» TASK DIRECTIONS: Transcribe the material in full. Nothing should differ except that the pictures are left out.

» GIVEN DATA:
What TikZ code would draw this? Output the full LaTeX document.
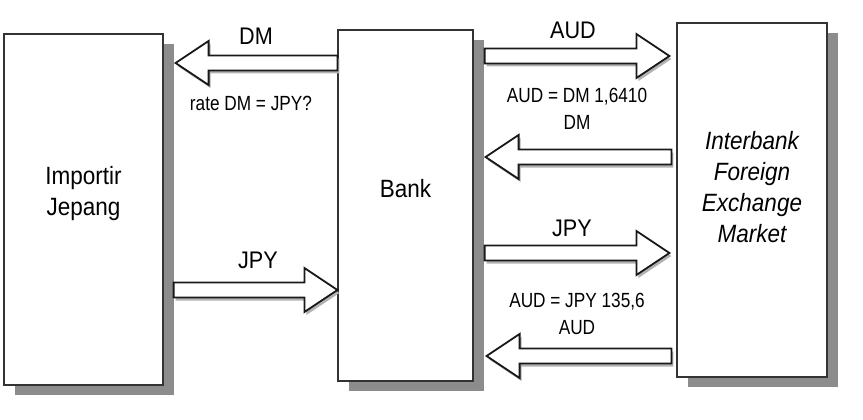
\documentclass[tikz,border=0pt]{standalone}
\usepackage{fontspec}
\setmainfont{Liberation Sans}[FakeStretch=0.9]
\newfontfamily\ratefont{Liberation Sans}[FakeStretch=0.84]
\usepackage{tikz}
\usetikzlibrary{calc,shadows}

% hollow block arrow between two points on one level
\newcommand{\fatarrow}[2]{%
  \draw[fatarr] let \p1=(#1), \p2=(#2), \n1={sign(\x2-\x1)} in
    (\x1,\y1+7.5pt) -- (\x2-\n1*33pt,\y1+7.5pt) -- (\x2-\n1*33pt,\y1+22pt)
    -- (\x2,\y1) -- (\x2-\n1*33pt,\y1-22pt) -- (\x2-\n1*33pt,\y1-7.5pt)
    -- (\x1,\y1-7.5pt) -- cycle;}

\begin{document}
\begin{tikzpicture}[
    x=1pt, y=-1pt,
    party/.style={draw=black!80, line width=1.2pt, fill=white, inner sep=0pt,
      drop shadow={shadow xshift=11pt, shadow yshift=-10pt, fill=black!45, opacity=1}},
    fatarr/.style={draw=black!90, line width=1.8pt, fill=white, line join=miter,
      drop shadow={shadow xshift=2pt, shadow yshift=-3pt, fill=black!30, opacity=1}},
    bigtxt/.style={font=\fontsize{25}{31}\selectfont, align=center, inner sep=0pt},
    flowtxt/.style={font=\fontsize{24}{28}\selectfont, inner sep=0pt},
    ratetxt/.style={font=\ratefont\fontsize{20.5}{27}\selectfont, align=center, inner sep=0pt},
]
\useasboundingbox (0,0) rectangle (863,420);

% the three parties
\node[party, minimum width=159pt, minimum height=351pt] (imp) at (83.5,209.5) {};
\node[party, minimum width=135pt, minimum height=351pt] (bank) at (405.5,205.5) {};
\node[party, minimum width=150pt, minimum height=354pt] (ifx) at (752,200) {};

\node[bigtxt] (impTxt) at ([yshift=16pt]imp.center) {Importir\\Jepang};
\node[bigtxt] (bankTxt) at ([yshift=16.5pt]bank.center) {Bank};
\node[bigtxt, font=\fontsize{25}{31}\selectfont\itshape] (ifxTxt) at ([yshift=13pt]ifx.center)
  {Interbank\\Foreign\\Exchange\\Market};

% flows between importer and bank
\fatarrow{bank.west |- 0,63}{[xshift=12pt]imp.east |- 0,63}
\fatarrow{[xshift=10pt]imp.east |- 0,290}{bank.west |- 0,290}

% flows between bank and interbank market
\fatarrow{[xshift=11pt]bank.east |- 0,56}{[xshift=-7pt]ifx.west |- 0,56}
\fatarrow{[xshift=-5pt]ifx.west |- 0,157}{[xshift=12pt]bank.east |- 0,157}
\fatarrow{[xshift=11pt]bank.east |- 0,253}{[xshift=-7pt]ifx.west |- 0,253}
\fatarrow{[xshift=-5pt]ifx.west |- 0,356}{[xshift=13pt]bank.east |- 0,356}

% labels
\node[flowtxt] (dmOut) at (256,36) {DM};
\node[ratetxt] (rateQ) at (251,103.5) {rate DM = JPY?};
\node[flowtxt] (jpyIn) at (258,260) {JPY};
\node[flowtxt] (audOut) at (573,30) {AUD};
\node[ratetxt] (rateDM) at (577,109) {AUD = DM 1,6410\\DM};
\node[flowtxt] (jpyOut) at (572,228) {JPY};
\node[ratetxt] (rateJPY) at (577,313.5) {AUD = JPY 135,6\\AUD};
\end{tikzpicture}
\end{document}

» EXPECTED OUTPUT:
What TikZ code would draw this? Output the full LaTeX document.
\documentclass[tikz,border=0pt]{standalone}
\usepackage{fontspec}
\setmainfont{Liberation Sans}[FakeStretch=0.9]
\newfontfamily\ratefont{Liberation Sans}[FakeStretch=0.84]
\usepackage{tikz}
\usetikzlibrary{calc,shadows}

% hollow block arrow between two points on one level
\newcommand{\fatarrow}[2]{%
  \draw[fatarr] let \p1=(#1), \p2=(#2), \n1={sign(\x2-\x1)} in
    (\x1,\y1+7.5pt) -- (\x2-\n1*33pt,\y1+7.5pt) -- (\x2-\n1*33pt,\y1+22pt)
    -- (\x2,\y1) -- (\x2-\n1*33pt,\y1-22pt) -- (\x2-\n1*33pt,\y1-7.5pt)
    -- (\x1,\y1-7.5pt) -- cycle;}

\begin{document}
\begin{tikzpicture}[
    x=1pt, y=-1pt,
    party/.style={draw=black!80, line width=1.2pt, fill=white, inner sep=0pt,
      drop shadow={shadow xshift=11pt, shadow yshift=-10pt, fill=black!45, opacity=1}},
    fatarr/.style={draw=black!90, line width=1.8pt, fill=white, line join=miter,
      drop shadow={shadow xshift=2pt, shadow yshift=-3pt, fill=black!30, opacity=1}},
    bigtxt/.style={font=\fontsize{25}{31}\selectfont, align=center, inner sep=0pt},
    flowtxt/.style={font=\fontsize{24}{28}\selectfont, inner sep=0pt},
    ratetxt/.style={font=\ratefont\fontsize{20.5}{27}\selectfont, align=center, inner sep=0pt},
]
\useasboundingbox (0,0) rectangle (863,420);

% the three parties
\node[party, minimum width=159pt, minimum height=351pt] (imp) at (83.5,209.5) {};
\node[party, minimum width=135pt, minimum height=351pt] (bank) at (405.5,205.5) {};
\node[party, minimum width=150pt, minimum height=354pt] (ifx) at (752,200) {};

\node[bigtxt] (impTxt) at ([yshift=16pt]imp.center) {Importir\\Jepang};
\node[bigtxt] (bankTxt) at ([yshift=16.5pt]bank.center) {Bank};
\node[bigtxt, font=\fontsize{25}{31}\selectfont\itshape] (ifxTxt) at ([yshift=13pt]ifx.center)
  {Interbank\\Foreign\\Exchange\\Market};

% flows between importer and bank
\fatarrow{bank.west |- 0,63}{[xshift=12pt]imp.east |- 0,63}
\fatarrow{[xshift=10pt]imp.east |- 0,290}{bank.west |- 0,290}

% flows between bank and interbank market
\fatarrow{[xshift=11pt]bank.east |- 0,56}{[xshift=-7pt]ifx.west |- 0,56}
\fatarrow{[xshift=-5pt]ifx.west |- 0,157}{[xshift=12pt]bank.east |- 0,157}
\fatarrow{[xshift=11pt]bank.east |- 0,253}{[xshift=-7pt]ifx.west |- 0,253}
\fatarrow{[xshift=-5pt]ifx.west |- 0,356}{[xshift=13pt]bank.east |- 0,356}

% labels
\node[flowtxt] (dmOut) at (256,36) {DM};
\node[ratetxt] (rateQ) at (251,103.5) {rate DM = JPY?};
\node[flowtxt] (jpyIn) at (258,260) {JPY};
\node[flowtxt] (audOut) at (573,30) {AUD};
\node[ratetxt] (rateDM) at (577,109) {AUD = DM 1,6410\\DM};
\node[flowtxt] (jpyOut) at (572,228) {JPY};
\node[ratetxt] (rateJPY) at (577,313.5) {AUD = JPY 135,6\\AUD};
\end{tikzpicture}
\end{document}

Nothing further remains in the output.